According to recent reports, the Italian Secret Service fears an air attack by ISIS, compounding the already existent danger of terrorist infiltration among with throngs of immigrants coming to Italy by boat from neighboring Libya.
Several days ago, the air defense system went into high alert after the secret service sent a notice.
The notice spoke of aircraft prepared to take off from Sirte and able to strike the Italian peninsula.
Though this has not yet occurred, tensions remain high because of the strong risk of an attack carried out by “lone wolves” as occurred in Paris and in Copenhagen.
The State official responsible for the Secret Services, Marco Minniti, said that ISIS has what he called both “symmetric and asymmetric” capabilities, in that it can execute “both military and terrorist campaigns.”
According to Minniti, this means that the ISIS threat holds the “maximum unpredictability,” which is “unprecedented.” Minniti also said that the dynamics of the situation makes necessary “comprehensive data collection.”
Specifically, Minniti has called for the immediate implementation of a Europe-wide sharing of Passenger Name Records (PNR) on all flights, exchanging pertinent information especially regarding n passengers that trigger suspicions, because though the Schengen open treaty should not be suspended, “it is essential to maintain control of who moves in or out of the theaters of war.”
Meanwhile, the Egyptian journalist Mustapha Bakri has released details on the Egyptian special forces strike on Derna yesterday.
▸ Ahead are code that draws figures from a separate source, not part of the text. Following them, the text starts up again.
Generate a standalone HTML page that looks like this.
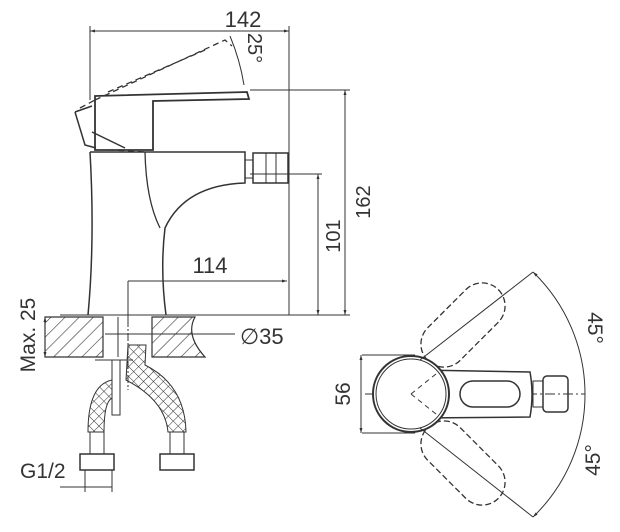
<!DOCTYPE html>
<html><head><style>html,body{margin:0;padding:0;background:#fff}svg{display:block}text{font-family:"Liberation Sans",sans-serif;fill:#333}</style></head>
<body>
<svg width="620" height="532" viewBox="0 0 620 532" xmlns="http://www.w3.org/2000/svg">
<defs>
<pattern id="h" width="10" height="10" patternUnits="userSpaceOnUse" patternTransform="rotate(45)"><line x1="0" y1="0" x2="0" y2="10" stroke="#333" stroke-width="1.2"/></pattern>
<pattern id="x" width="7" height="7" patternUnits="userSpaceOnUse" patternTransform="rotate(45)"><path d="M0 0H7M0 0V7" stroke="#333" stroke-width="1"/></pattern>
<marker id="a" viewBox="0 0 10 10" refX="10" refY="5" markerWidth="7" markerHeight="5" orient="auto-start-reverse"><path d="M0 2L10 5L0 8z" fill="#333"/></marker>
</defs>
<g fill="none" stroke="#333" stroke-width="1">
<line x1="90" y1="31" x2="289" y2="31" marker-start="url(#a)" marker-end="url(#a)"/>
<line x1="90" y1="26" x2="90" y2="100"/>
<line x1="289" y1="26" x2="289" y2="315"/>
<line x1="250" y1="90" x2="350" y2="90"/>
<line x1="345" y1="90" x2="345" y2="315" marker-start="url(#a)" marker-end="url(#a)"/>
<line x1="250" y1="174" x2="322" y2="174"/>
<line x1="318" y1="174" x2="318" y2="315" marker-start="url(#a)" marker-end="url(#a)"/>
<line x1="128" y1="281" x2="287" y2="281" marker-end="url(#a)"/>
<line x1="128" y1="281" x2="128" y2="320"/>
<line x1="60" y1="315" x2="350" y2="315"/>
<path d="M230 36 Q240 60 244 85" />
<path d="M95 96 L247 92 L249 99 L153 101 L153 150 L95 150 Z" stroke-width="1.8"/>
<path d="M75 112 L92 106 M75 112 L85 145 L96 148 M92 132 L125 148" stroke-width="1.5"/>
<path d="M80 108 L95 100 M95 100 L225 40 L232 46 M108 92 L205 50" stroke-dasharray="6,4" stroke-width="1.3"/>
<path d="M108 150 L150 152" stroke-dasharray="6,4"/>
<path d="M90 152 L245 152 L245 183 Q185 185 165 228 Q160 270 166 315" stroke-width="1.5"/>
<path d="M145 152 Q146 200 160 228" stroke-width="1.3"/>
<path d="M90 152 Q95 240 88 315" stroke-width="1.5"/>
<rect x="245" y="160" width="8" height="18"/>
<rect x="253" y="153" width="35" height="30" stroke-width="1.5"/>
<line x1="266" y1="153" x2="266" y2="183"/><line x1="276" y1="153" x2="276" y2="183"/>
<path d="M45 317 L103 317 L103 357 L45 357 Z M152 317 L195 317 Q185 335 205 357 L152 357 Z" fill="url(#h)" stroke-width="1.2"/>
<line x1="45" y1="317" x2="45" y2="357" marker-start="url(#a)" marker-end="url(#a)"/>
<line x1="105" y1="334" x2="235" y2="334"/>
<line x1="128" y1="305" x2="128" y2="390" stroke-dasharray="8,2,2,2"/>
<line x1="118" y1="317" x2="118" y2="357"/>
<path d="M95 360 L133 360 M112 360 L112 415 L120 415 L120 360"/>
<path d="M128 345 L146 345 L145 365 Q185 385 186 432 L168 432 Q165 400 126 380 Z" fill="url(#x)"/>
<path d="M112 380 Q88 385 88 432 L104 432 Q104 402 112 398 Z" fill="url(#x)"/>
<rect x="90" y="432" width="14" height="22"/><rect x="170" y="432" width="14" height="22"/>
<rect x="80" y="454" width="34" height="16" stroke-width="1.5"/><rect x="160" y="454" width="34" height="16" stroke-width="1.5"/>
<line x1="60" y1="487" x2="112" y2="487"/>
<line x1="85" y1="470" x2="85" y2="492"/><line x1="112" y1="470" x2="112" y2="492"/>
<line x1="362" y1="355" x2="415" y2="355"/><line x1="362" y1="433" x2="415" y2="433"/>
<line x1="361" y1="355" x2="361" y2="433" marker-start="url(#a)" marker-end="url(#a)"/>
<line x1="365" y1="394" x2="585" y2="394" stroke-dasharray="10,3,2,3"/>
<g stroke-dasharray="6,3" stroke-width="1.3">
<rect x="440" y="275" width="46" height="100" rx="23" transform="rotate(45 463 325)"/>
<rect x="440" y="413" width="46" height="100" rx="23" transform="rotate(-45 463 463)"/>
</g>
<path d="M420 370 L530 372 Q534 394 530 417 L420 418" stroke-width="1.5" fill="#fff"/>
<circle cx="411" cy="394" r="38" stroke-width="2" fill="#fff"/>
<circle cx="411" cy="394" r="35"/>
<rect x="460" y="381" width="60" height="26" rx="13" stroke-width="1.5"/>
<rect x="533" y="381" width="10" height="26"/><rect x="543" y="376" width="25" height="36" rx="4" stroke-width="1.5"/>
<path d="M411 394 L436 374 M411 394 L436 414" stroke-dasharray="5,4"/>
<line x1="420" y1="360" x2="533" y2="272"/><line x1="420" y1="428" x2="533" y2="517"/>
<path d="M533 272 A170 170 0 0 1 585 394 A170 170 0 0 1 533 517" marker-start="url(#a)" marker-end="url(#a)"/>
</g>
<text x="243" y="27" font-size="22" text-anchor="middle">142</text>
<text transform="translate(248,48) rotate(90)" font-size="20" text-anchor="middle">25°</text>
<text transform="translate(340,236) rotate(-90)" font-size="20" text-anchor="middle">101</text>
<text transform="translate(370,202) rotate(-90)" font-size="20" text-anchor="middle">162</text>
<text x="210" y="273" font-size="22" text-anchor="middle">114</text>
<text x="240" y="344" font-size="22">∅35</text>
<text transform="translate(35,335) rotate(-90)" font-size="21" text-anchor="middle">Max. 25</text>
<text x="20" y="478" font-size="21">G1/2</text>
<text transform="translate(350,394) rotate(-90)" font-size="21" text-anchor="middle">56</text>
<text transform="translate(588,328) rotate(90)" font-size="21" text-anchor="middle">45°</text>
<text transform="translate(600,460) rotate(-90)" font-size="21" text-anchor="middle">45°</text>
</svg>
</body></html>
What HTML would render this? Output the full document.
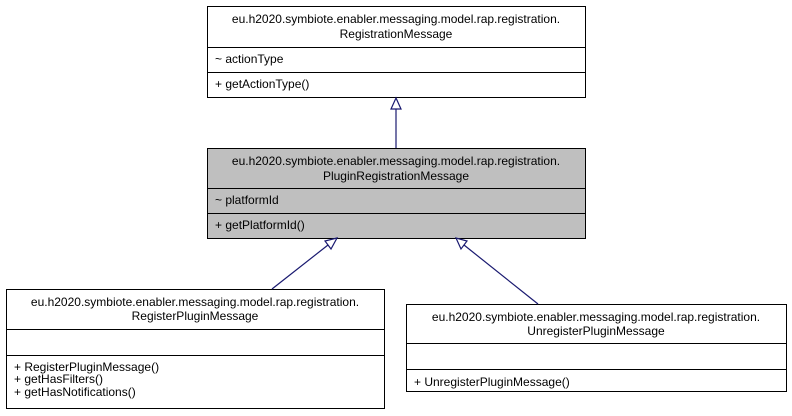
<!DOCTYPE html>
<html><head><meta charset="utf-8"><style>
html,body{margin:0;padding:0;background:#fff;}
svg{display:block;font-family:"Liberation Sans",Helvetica,Arial,sans-serif;font-size:12px;}
</style></head><body>
<svg width="792" height="416" viewBox="0 0 792 416" xmlns="http://www.w3.org/2000/svg">
<rect width="792" height="416" fill="#fff"/>
<!-- Top box -->
<rect x="207.5" y="6.5" width="378" height="91" fill="#fff" stroke="#000"/>
<line x1="207.5" y1="47.5" x2="585.5" y2="47.5" stroke="#000"/>
<line x1="207.5" y1="72.5" x2="585.5" y2="72.5" stroke="#000"/>
<text x="396" y="23" text-anchor="middle">eu.h2020.symbiote.enabler.messaging.model.rap.registration.</text>
<text x="396" y="38" text-anchor="middle">RegistrationMessage</text>
<text x="215" y="63">~ actionType</text>
<text x="215" y="88">+ getActionType()</text>
<!-- Middle box -->
<rect x="207.5" y="148.5" width="378" height="90" fill="#bfbfbf" stroke="#000"/>
<line x1="207.5" y1="188.5" x2="585.5" y2="188.5" stroke="#000"/>
<line x1="207.5" y1="213.5" x2="585.5" y2="213.5" stroke="#000"/>
<text x="396" y="165" text-anchor="middle">eu.h2020.symbiote.enabler.messaging.model.rap.registration.</text>
<text x="396" y="180" text-anchor="middle">PluginRegistrationMessage</text>
<text x="215" y="204">~ platformId</text>
<text x="215" y="229">+ getPlatformId()</text>
<!-- Bottom left -->
<rect x="6.5" y="289.5" width="378" height="119" fill="#fff" stroke="#000"/>
<line x1="6.5" y1="329.5" x2="384.5" y2="329.5" stroke="#000"/>
<line x1="6.5" y1="355.5" x2="384.5" y2="355.5" stroke="#000"/>
<text x="195" y="306" text-anchor="middle">eu.h2020.symbiote.enabler.messaging.model.rap.registration.</text>
<text x="195" y="320" text-anchor="middle">RegisterPluginMessage</text>
<text x="14" y="371">+ RegisterPluginMessage()</text>
<text x="14" y="383">+ getHasFilters()</text>
<text x="14" y="396">+ getHasNotifications()</text>
<!-- Bottom right -->
<rect x="406.5" y="304.5" width="380" height="87" fill="#fff" stroke="#000"/>
<line x1="406.5" y1="343.5" x2="786.5" y2="343.5" stroke="#000"/>
<line x1="406.5" y1="369.5" x2="786.5" y2="369.5" stroke="#000"/>
<text x="596" y="321" text-anchor="middle">eu.h2020.symbiote.enabler.messaging.model.rap.registration.</text>
<text x="596" y="335" text-anchor="middle">UnregisterPluginMessage</text>
<text x="414" y="386">+ UnregisterPluginMessage()</text>
<!-- Connectors -->
<g stroke="#191970" stroke-width="1.2" fill="#fff">
<line x1="396" y1="148" x2="396" y2="109"/>
<polygon points="396,98 391,109 401,109"/>
<line x1="272" y1="289" x2="328" y2="245"/>
<polygon points="337,238 325,241 331,249"/>
<line x1="538" y1="304" x2="464" y2="245"/>
<polygon points="456,238 461,249 467,241"/>
</g>
</svg>
</body></html>
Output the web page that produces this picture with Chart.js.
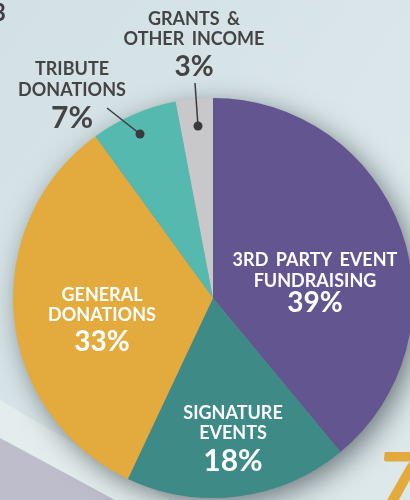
<!DOCTYPE html>
<html>
<head>
<meta charset="utf-8">
<script src="https://cdn.jsdelivr.net/npm/chart.js@4.4.0/dist/chart.umd.min.js"></script>
<style>
  html, body { margin: 0; padding: 0; overflow: hidden; background: #d8e4e7; }
  #wrap { position: absolute; left: 0; top: 0; width: 426px; height: 500px; }
</style>
</head>
<body>
<div id="wrap"><canvas id="pieCanvas" width="426" height="500"></canvas></div>
<script>
const categories = ['3RD PARTY EVENT FUNDRAISING', 'SIGNATURE EVENTS', 'GENERAL DONATIONS', 'TRIBUTE DONATIONS', 'GRANTS & OTHER INCOME'];
const shares = [39, 18, 33, 7, 3];
const sliceColors = ['#625590', '#3e8a87', '#e3ab3e', '#55b9af', '#c8c8ca'];

// label lines for each slice, drawn relative to the pie centre
const labelLines = [
    ['3RD PARTY EVENT', 'FUNDRAISING'],
    ['SIGNATURE', 'EVENTS'],
    ['GENERAL', 'DONATIONS'],
    ['TRIBUTE', 'DONATIONS'],
    ['GRANTS &', 'OTHER INCOME']
];
// [dx, dy of first line, line gap, dy of percent]
const labelPos = [
    [102, -37.5, 21, 4.5],
    [20, 115.5, 20, 163],
    [-111, -3, 20, 44],
    [-141, -229, 21, -180],
    [-19, -278.5, 20, -231]
];
const labelColor = ['#fff', '#fff', '#fff', '#444', '#444'];
// leader lines: [x1, y1, x2, y2] relative to the centre
const leaders = [null, null, null, [-106, -190, -73, -164], [-18, -215, -15, -172]];

const backdrop = {
    id: 'backdrop',
    beforeDraw(chart) {
        const ctx = chart.ctx;
        ctx.save();
        const g = ctx.createLinearGradient(0, 0, 426, 300);
        g.addColorStop(0, '#d3e1e4');
        g.addColorStop(1, '#dde8eb');
        ctx.fillStyle = g;
        ctx.fillRect(0, 0, 426, 500);
        // lighter band and lavender block bottom-left
        ctx.fillStyle = '#e3eded';
        ctx.beginPath();
        ctx.moveTo(0, 400); ctx.lineTo(170, 500); ctx.lineTo(0, 500); ctx.closePath();
        ctx.fill();
        ctx.fillStyle = '#bdbdcb';
        ctx.beginPath();
        ctx.moveTo(0, 438); ctx.lineTo(115, 500); ctx.lineTo(0, 500); ctx.closePath();
        ctx.fill();
        // cut-off digit at top-left
        ctx.fillStyle = '#3e3e42';
        ctx.font = 'bold 24px Lato';
        ctx.textAlign = 'right';
        ctx.textBaseline = 'middle';
        ctx.fillText('3', 6, 13);
        // gold brush stroke bottom-right
        ctx.fillStyle = '#e3ab3e';
        ctx.font = 'italic 900 80px Lato';
        ctx.textAlign = 'left';
        ctx.textBaseline = 'alphabetic';
        ctx.fillText('7', 376, 510);
        ctx.restore();
    },
    beforeDatasetsDraw(chart) {
        const arc = chart.getDatasetMeta(0).data[0];
        if (!arc) return;
        const ctx = chart.ctx;
        ctx.save();
        ctx.shadowColor = 'rgba(30, 40, 45, 0.6)';
        ctx.shadowBlur = 28;
        ctx.shadowOffsetX = 6;
        ctx.shadowOffsetY = 7;
        ctx.fillStyle = '#888';
        ctx.beginPath();
        ctx.arc(arc.x, arc.y, arc.outerRadius - 1, 0, Math.PI * 2);
        ctx.fill();
        ctx.restore();
    }
};

const sliceLabels = {
    id: 'sliceLabels',
    afterDatasetsDraw(chart) {
        const meta = chart.getDatasetMeta(0);
        const cx = meta.data[0].x, cy = meta.data[0].y;
        const ctx = chart.ctx;
        ctx.save();
        ctx.textAlign = 'center';
        ctx.textBaseline = 'middle';
        ctx.wordSpacing = '3px';
        shares.forEach((v, i) => {
            const [dx, dy, gap, py] = labelPos[i];
            ctx.fillStyle = labelColor[i];
            ctx.font = 'bold 18px Lato';
            labelLines[i].forEach((t, k) => ctx.fillText(t, cx + dx, cy + dy + k * gap));
            ctx.font = 'bold ' + (i === 3 || i === 1 ? 30 : 28) + 'px Lato';
            ctx.fillText(v + '%', cx + dx, cy + py);
            const l = leaders[i];
            if (l) {
                ctx.strokeStyle = '#3a3a3e';
                ctx.lineWidth = 1.5;
                ctx.beginPath();
                ctx.moveTo(cx + l[0], cy + l[1]);
                ctx.lineTo(cx + l[2], cy + l[3]);
                ctx.stroke();
                ctx.fillStyle = '#3a3a3e';
                ctx.beginPath();
                ctx.arc(cx + l[2], cy + l[3], 4.5, 0, Math.PI * 2);
                ctx.fill();
            }
        });
        ctx.restore();
    }
};

const ctxPie = document.getElementById('pieCanvas').getContext('2d');
const pieChart = new Chart(ctxPie, {
    type: 'pie',
    data: {
        labels: categories,
        datasets: [{
            data: shares,
            backgroundColor: sliceColors,
            borderWidth: 0
        }]
    },
    options: {
        responsive: false,
        animation: false,
        layout: { padding: { left: 13, right: 13, top: 98, bottom: 2 } },
        plugins: {
            legend: { display: false },
            tooltip: { enabled: false }
        }
    },
    plugins: [backdrop, sliceLabels]
});
</script>
</body>
</html>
According to Bakri, Egyptian forces “killed 155 terrorists and captured 55 others before returning safely to Egypt.”
Bakri also reports that the Egyptian army was able to destroy several bases of the jihadist group.
Yesterday evening at a UN Security Council emergency meeting, discussions centered on what course to take to confront the growing ISIS threat in Libya.
Sebastiano Cardi, the Italian Permanent Representative to the UN Security Council said that Italy is “ready to contribute to the monitoring of a ceasefire and the maintenance of peace” as well as “to provide training of the armed forces in a framework of integration of the militias into a unified battalion.”
Cardi also said that “the next few weeks will be crucial for the future of Libya,” and urged a change of position from the international community “before it is too late.”